### Directions
Leave out every picture, then output exactly the lines between the ones holding "Output the component" and "const ringYield = [65.46, 66.29];", inclusive, and nothing beyond them.

Collected data entries
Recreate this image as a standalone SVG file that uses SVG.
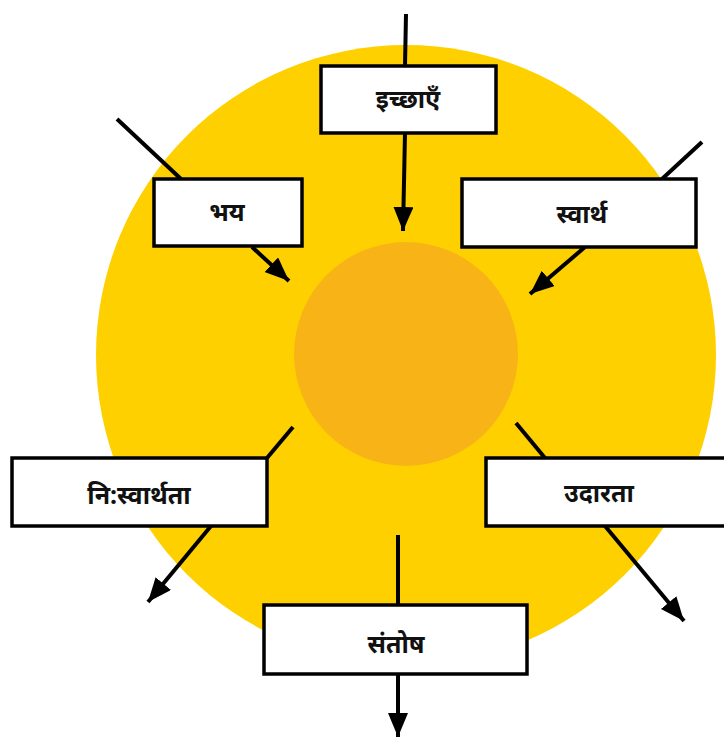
<svg xmlns="http://www.w3.org/2000/svg" width="724" height="737" viewBox="0 0 724 737">
<style>
.box rect{fill:#fff;stroke:#000;stroke-width:3.5}
.box text{font-family:"Noto Sans","Noto Sans Devanagari","Liberation Serif",serif;font-weight:bold;font-size:25px;fill:#111;text-anchor:middle}
.conn line{stroke:#000;stroke-width:4}
</style>
<defs>
<marker id="ah" markerUnits="userSpaceOnUse" markerWidth="26" markerHeight="22" refX="24" refY="10" orient="auto">
<path d="M0,0 L24,10 L0,20 Z" fill="#000"/>
</marker>
</defs>
<rect width="724" height="737" fill="#fff"/>
<circle cx="406" cy="355" r="310" fill="#FFD000"/>
<circle cx="406" cy="354" r="112" fill="#F8B417"/>
<g class="conn">
<line x1="406" y1="14" x2="405" y2="66"/>
<line x1="405" y1="133" x2="403" y2="231" marker-end="url(#ah)"/>
<line x1="117" y1="119" x2="181" y2="179"/>
<line x1="252" y1="247" x2="289" y2="281" marker-end="url(#ah)"/>
<line x1="702" y1="142" x2="662" y2="179"/>
<line x1="585" y1="247" x2="530" y2="294" marker-end="url(#ah)"/>
<line x1="293" y1="427" x2="267" y2="458"/>
<line x1="211" y1="526" x2="148" y2="602" marker-end="url(#ah)"/>
<line x1="516" y1="423" x2="545" y2="458"/>
<line x1="605" y1="526" x2="684" y2="621" marker-end="url(#ah)"/>
<line x1="398" y1="535" x2="398" y2="605"/>
<line x1="398" y1="674" x2="398" y2="737" marker-end="url(#ah)"/>
</g>
<g id="n-ichchhayen" class="box"><rect x="321" y="66" width="175" height="67"/><text x="408" y="108">इच्छाएँ</text></g>
<g id="n-bhay" class="box"><rect x="154" y="179" width="148" height="67"/><text x="227" y="221">भय</text></g>
<g id="n-swarth" class="box"><rect x="462" y="179" width="234" height="68"/><text x="582" y="223">स्वार्थ</text></g>
<g id="n-nihswarthata" class="box"><rect x="12" y="458" width="255" height="68"/><text x="139" y="504">नि:स्वार्थता</text></g>
<g id="n-udarata" class="box"><rect x="486" y="458" width="250" height="68"/><text x="599" y="502">उदारता</text></g>
<g id="n-santosh" class="box"><rect x="264" y="605" width="263" height="69"/><text x="396" y="653">संतोष</text></g>
</svg>
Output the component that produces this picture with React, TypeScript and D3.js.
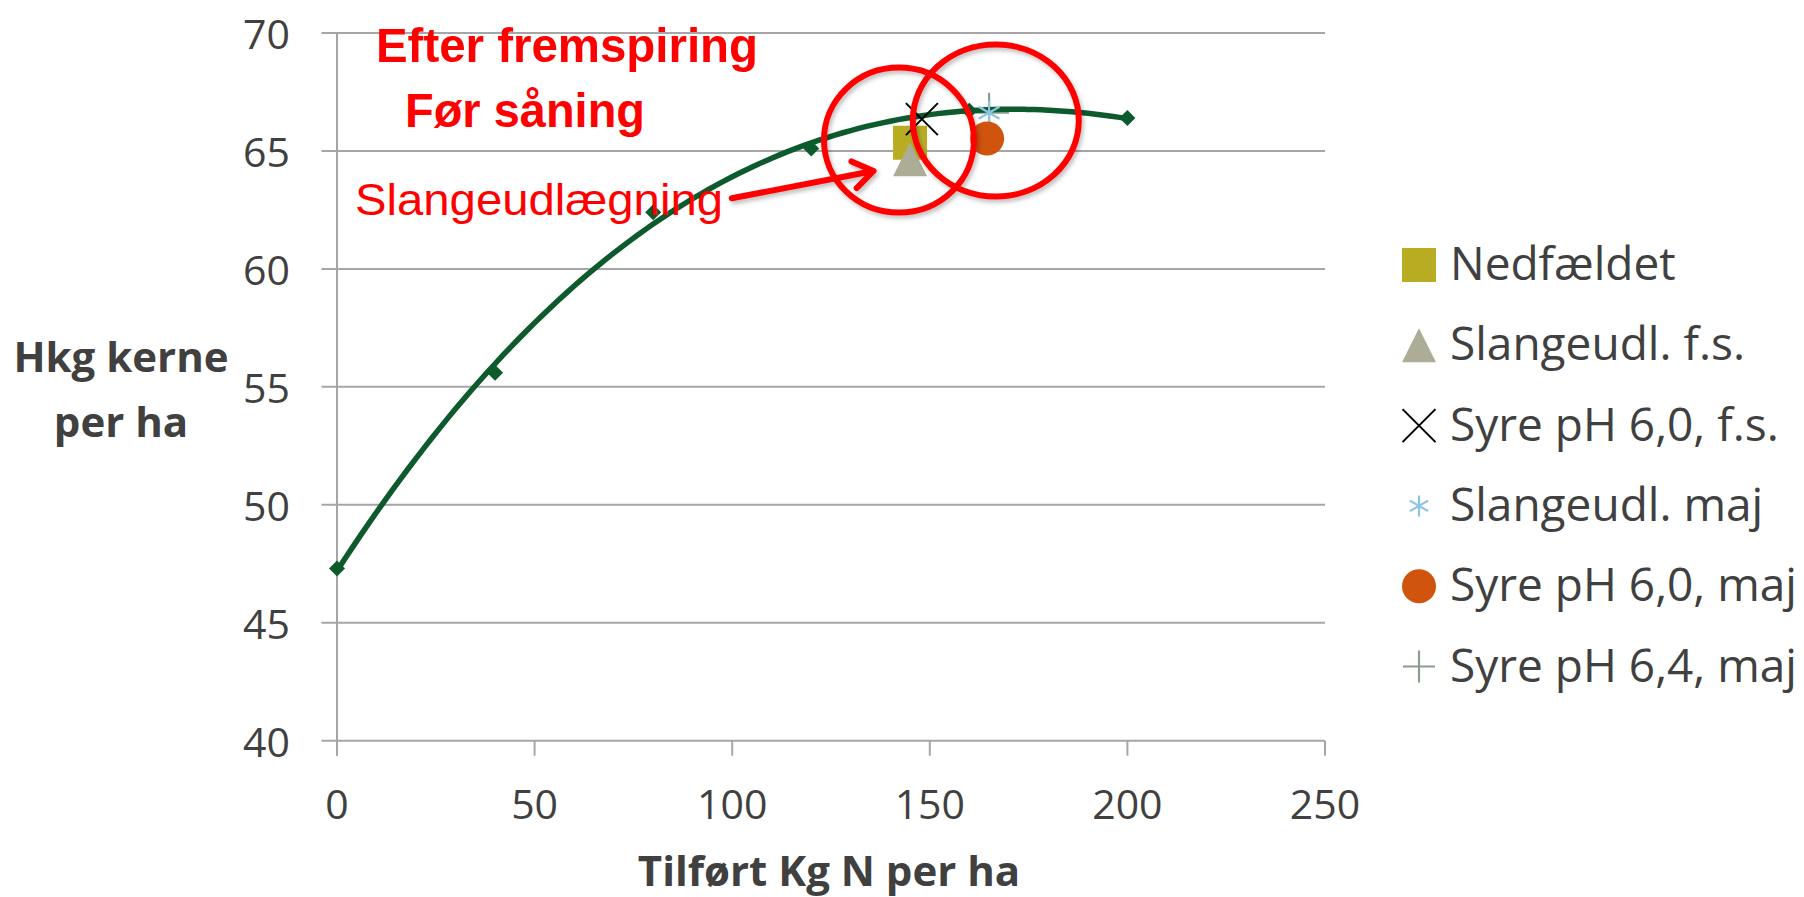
import React from "react";
import * as d3 from "d3";

// ---------- data ----------
const xTicks = [0, 50, 100, 150, 200, 250];
const yTicks = [40, 45, 50, 55, 60, 65, 70];

const curveN = [0, 40, 80, 120, 160, 200];
const curveYield = [47.3, 55.6, 62.4, 65.1, 66.7, 66.4];

const seriesNames = [
  "Nedfældet",
  "Slangeudl. f.s.",
  "Syre pH 6,0, f.s.",
  "Slangeudl. maj",
  "Syre pH 6,0, maj",
  "Syre pH 6,4, maj",
];
const seriesN = [145, 145, 148, 165, 164.5, 165];
const seriesYield = [65.35, 64.65, 66.35, 66.62, 65.53, 66.62];
const seriesKind = ["square", "triangle", "x", "asterisk", "circle", "plus"];
const seriesColor = ["#b8ad22", "#adac96", "#000000", "#8cc5e3", "#d0530e", "#8a9e8e"];

const xTitle = "Tilført Kg N per ha";
const yTitle = ["Hkg kerne", "per ha"];
const noteTitle = ["Efter fremspiring", "Før såning"];
const noteArrowLabel = "Slangeudlægning";
// annotation ellipse centres in data units
const ringN = [142.2, 166.7];
const ringYield = [65.46, 66.29];

// ---------- layout ----------
const W = 1804;
const H = 897;
const x = d3.scaleLinear().domain([0, 250]).range([337, 1325]);
const y = d3.scaleLinear().domain([40, 70]).range([740.7, 33]);

const TEXT = "#404040";
const GRID = "#a6a6a6";
const GREEN = "#0d5a2d";
const RED = "#ff0000";

// least-squares polynomial trendline (as the spreadsheet trendline)
function polyfit(xs: number[], ys: number[], order: number): number[] {
  const m = order + 1;
  const A: number[][] = [];
  for (let r = 0; r < m; r++) {
    const row: number[] = [];
    for (let c = 0; c < m; c++) row.push(d3.sum(xs, (v) => Math.pow(v, r + c)));
    row.push(d3.sum(xs, (v, i) => Math.pow(v, r) * ys[i]));
    A.push(row);
  }
  for (let i = 0; i < m; i++) {
    let p = i;
    for (let k = i + 1; k < m; k++) if (Math.abs(A[k][i]) > Math.abs(A[p][i])) p = k;
    [A[i], A[p]] = [A[p], A[i]];
    for (let k = i + 1; k < m; k++) {
      const f = A[k][i] / A[i][i];
      for (let j = i; j <= m; j++) A[k][j] -= f * A[i][j];
    }
  }
  const coef = new Array(m).fill(0);
  for (let i = m - 1; i >= 0; i--) {
    let s = A[i][m];
    for (let j = i + 1; j < m; j++) s -= A[i][j] * coef[j];
    coef[i] = s / A[i][i];
  }
  return coef;
}

function markerPath(kind: string, s: number): string {
  const h = s / 2;
  switch (kind) {
    case "square":
      return `M${-h},${-h}H${h}V${h}H${-h}Z`;
    case "triangle":
      return `M0,${-h}L${h},${h}L${-h},${h}Z`;
    case "x":
      return `M${-h},${-h}L${h},${h}M${-h},${h}L${h},${-h}`;
    case "asterisk": {
      const cx = h * Math.cos(Math.PI / 6);
      const cy = h * Math.sin(Math.PI / 6);
      return `M0,${-h}V${h}M${-cx},${-cy}L${cx},${cy}M${-cx},${cy}L${cx},${-cy}`;
    }
    case "plus":
      return `M0,${-h}V${h}M${-h},0H${h}`;
    case "circle":
      return d3.symbol(d3.symbolCircle, Math.PI * h * h)() || "";
    default:
      return "";
  }
}

function Marker({ kind, color, cx, cy, s }: any) {
  const filled = kind === "square" || kind === "triangle" || kind === "circle";
  return (
    <path
      d={markerPath(kind, s)}
      transform={`translate(${cx},${cy})`}
      fill={filled ? color : "none"}
      stroke={filled ? "none" : color}
      strokeWidth={kind === "x" ? 2 : 2.2}
    />
  );
}

const plotSize: Record<string, number> = {
  square: 34,
  triangle: 34,
  x: 32,
  asterisk: 24,
  circle: 34,
  plus: 40,
};
const legendSize: Record<string, number> = {
  square: 34,
  triangle: 34,
  x: 33,
  asterisk: 21,
  circle: 34,
  plus: 32,
};

export default function App() {
  const pts: [number, number][] = curveN.map((n, i) => [x(n), y(curveYield[i])]);
  const coef = polyfit(curveN, curveYield, 3);
  const f = (v: number) => coef.reduce((s, c, i) => s + c * Math.pow(v, i), 0);
  const nMax = d3.max(curveN) as number;
  const samples = d3.range(0, nMax + 0.001, 2);
  const curveD =
    d3
      .line<number>()
      .x((v) => x(v))
      .y((v) => y(f(v)))
      .curve(d3.curveMonotoneX)(samples) || "";
  const diamond = `M0,-8L8,0L0,8L-8,0Z`;

  // arrow geometry (from label end to target point)
  const a0: [number, number] = [731.7, 198.3];
  const a1: [number, number] = [873.5, 171];
  const ang = Math.atan2(a1[1] - a0[1], a1[0] - a0[0]);
  const armL = 24;
  const arm1 = [a1[0] - armL * Math.cos(ang - 0.6), a1[1] - armL * Math.sin(ang - 0.6)];
  const arm2 = [a1[0] - armL * Math.cos(ang + 0.6), a1[1] - armL * Math.sin(ang + 0.6)];

  const legendX = 1419;
  const legendY0 = 265;
  const legendStep = 80.3;

  const plusIdx = seriesKind.indexOf("plus");

  return (
    <svg
      width={W}
      height={H}
      viewBox={`0 0 ${W} ${H}`}
      style={{ position: "absolute", left: 0, top: 0, background: "#fff" }}
    >
      <defs>
        <filter id="sh" x="-20%" y="-20%" width="140%" height="140%">
          <feDropShadow dx="2" dy="3" stdDeviation="2" floodColor="#000" floodOpacity="0.25" />
        </filter>
      </defs>
      <rect x={0} y={0} width={W} height={H} fill="#fff" />

      {/* gridlines + y ticks */}
      {yTicks.map((t) => (
        <line
          key={"g" + t}
          x1={x(0) - 15.5}
          x2={x(250)}
          y1={y(t)}
          y2={y(t)}
          stroke={GRID}
          strokeWidth={2}
        />
      ))}
      {/* y axis */}
      <line x1={x(0)} x2={x(0)} y1={y(70)} y2={y(40) + 15} stroke={GRID} strokeWidth={2} />
      {/* x ticks */}
      {xTicks.map((t) => (
        <line
          key={"xt" + t}
          x1={x(t)}
          x2={x(t)}
          y1={y(40)}
          y2={y(40) + 15}
          stroke={GRID}
          strokeWidth={2}
        />
      ))}

      {/* tick labels */}
      {yTicks.map((t) => (
        <text
          key={"yl" + t}
          x={290}
          y={y(t)}
          textAnchor="end"
          dominantBaseline="central"
          fontFamily="'Open Sans', sans-serif"
          fontSize={41}
          fill={TEXT}
        >
          {t}
        </text>
      ))}
      {xTicks.map((t) => (
        <text
          key={"xl" + t}
          x={x(t)}
          y={y(40) + 62.5}
          textAnchor="middle"
          dominantBaseline="central"
          fontFamily="'Open Sans', sans-serif"
          fontSize={41}
          fill={TEXT}
        >
          {t}
        </text>
      ))}

      {/* axis titles */}
      <text
        x={829}
        y={886}
        textAnchor="middle"
        fontFamily="'Open Sans', sans-serif"
        fontWeight="bold"
        fontSize={42}
        fill={TEXT}
      >
        {xTitle}
      </text>
      {yTitle.map((s, i) => (
        <text
          key={s}
          x={121}
          y={372 + i * 65}
          textAnchor="middle"
          fontFamily="'Open Sans', sans-serif"
          fontWeight="bold"
          fontSize={42}
          fill={TEXT}
        >
          {s}
        </text>
      ))}

      {/* plus marker sits under the curve */}
      <Marker
        kind="plus"
        color={seriesColor[plusIdx]}
        cx={x(seriesN[plusIdx])}
        cy={y(seriesYield[plusIdx])}
        s={plotSize.plus}
      />

      {/* response curve (trendline) */}
      <path d={curveD} fill="none" stroke={GREEN} strokeWidth={5.5} strokeLinecap="round" />
      {pts.map((p, i) => (
        <path key={"d" + i} d={diamond} transform={`translate(${p[0]},${p[1]})`} fill={GREEN} />
      ))}

      {/* series markers */}
      {seriesKind.map((k, i) =>
        k === "plus" ? null : (
          <Marker
            key={"m" + i}
            kind={k}
            color={seriesColor[i]}
            cx={x(seriesN[i])}
            cy={y(seriesYield[i])}
            s={plotSize[k]}
          />
        )
      )}

      {/* annotations */}
      <g filter="url(#sh)">
        <ellipse cx={x(ringN[0])} cy={y(ringYield[0])} rx={75} ry={72.5} fill="none" stroke={RED} strokeWidth={6} />
        <ellipse cx={x(ringN[1])} cy={y(ringYield[1])} rx={83} ry={76} fill="none" stroke={RED} strokeWidth={6} />
        <path
          d={`M${a0[0]},${a0[1]}L${a1[0]},${a1[1]}M${arm1[0]},${arm1[1]}L${a1[0]},${a1[1]}L${arm2[0]},${arm2[1]}`}
          fill="none"
          stroke={RED}
          strokeWidth={6}
          strokeLinecap="round"
          strokeLinejoin="round"
        />
      </g>
      <text
        x={376}
        y={62.3}
        fontFamily="'Liberation Sans', Arial, sans-serif"
        fontWeight="bold"
        fontSize={49}
        fill={RED}
        textLength={382}
        lengthAdjust="spacingAndGlyphs"
      >
        {noteTitle[0]}
      </text>
      <text
        x={405}
        y={126.7}
        fontFamily="'Liberation Sans', Arial, sans-serif"
        fontWeight="bold"
        fontSize={49}
        fill={RED}
        textLength={240}
        lengthAdjust="spacingAndGlyphs"
      >
        {noteTitle[1]}
      </text>
      <text
        x={355}
        y={215}
        fontFamily="'Liberation Sans', Arial, sans-serif"
        fontSize={45}
        fill={RED}
        textLength={368}
        lengthAdjust="spacingAndGlyphs"
      >
        {noteArrowLabel}
      </text>

      {/* legend */}
      {seriesNames.map((name, i) => {
        const cy = legendY0 + i * legendStep;
        return (
          <g key={"lg" + i}>
            <Marker kind={seriesKind[i]} color={seriesColor[i]} cx={legendX} cy={cy} s={legendSize[seriesKind[i]]} />
            <text
              x={1450}
              y={cy + 15}
              fontFamily="'Open Sans', sans-serif"
              fontSize={46}
              fill={TEXT}
            >
              {name}
            </text>
          </g>
        );
      })}
    </svg>
  );
}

### Exercise solution
Output the component that produces this picture with React, TypeScript and D3.js.
import React from "react";
import * as d3 from "d3";

// ---------- data ----------
const xTicks = [0, 50, 100, 150, 200, 250];
const yTicks = [40, 45, 50, 55, 60, 65, 70];

const curveN = [0, 40, 80, 120, 160, 200];
const curveYield = [47.3, 55.6, 62.4, 65.1, 66.7, 66.4];

const seriesNames = [
  "Nedfældet",
  "Slangeudl. f.s.",
  "Syre pH 6,0, f.s.",
  "Slangeudl. maj",
  "Syre pH 6,0, maj",
  "Syre pH 6,4, maj",
];
const seriesN = [145, 145, 148, 165, 164.5, 165];
const seriesYield = [65.35, 64.65, 66.35, 66.62, 65.53, 66.62];
const seriesKind = ["square", "triangle", "x", "asterisk", "circle", "plus"];
const seriesColor = ["#b8ad22", "#adac96", "#000000", "#8cc5e3", "#d0530e", "#8a9e8e"];

const xTitle = "Tilført Kg N per ha";
const yTitle = ["Hkg kerne", "per ha"];
const noteTitle = ["Efter fremspiring", "Før såning"];
const noteArrowLabel = "Slangeudlægning";
// annotation ellipse centres in data units
const ringN = [142.2, 166.7];
const ringYield = [65.46, 66.29];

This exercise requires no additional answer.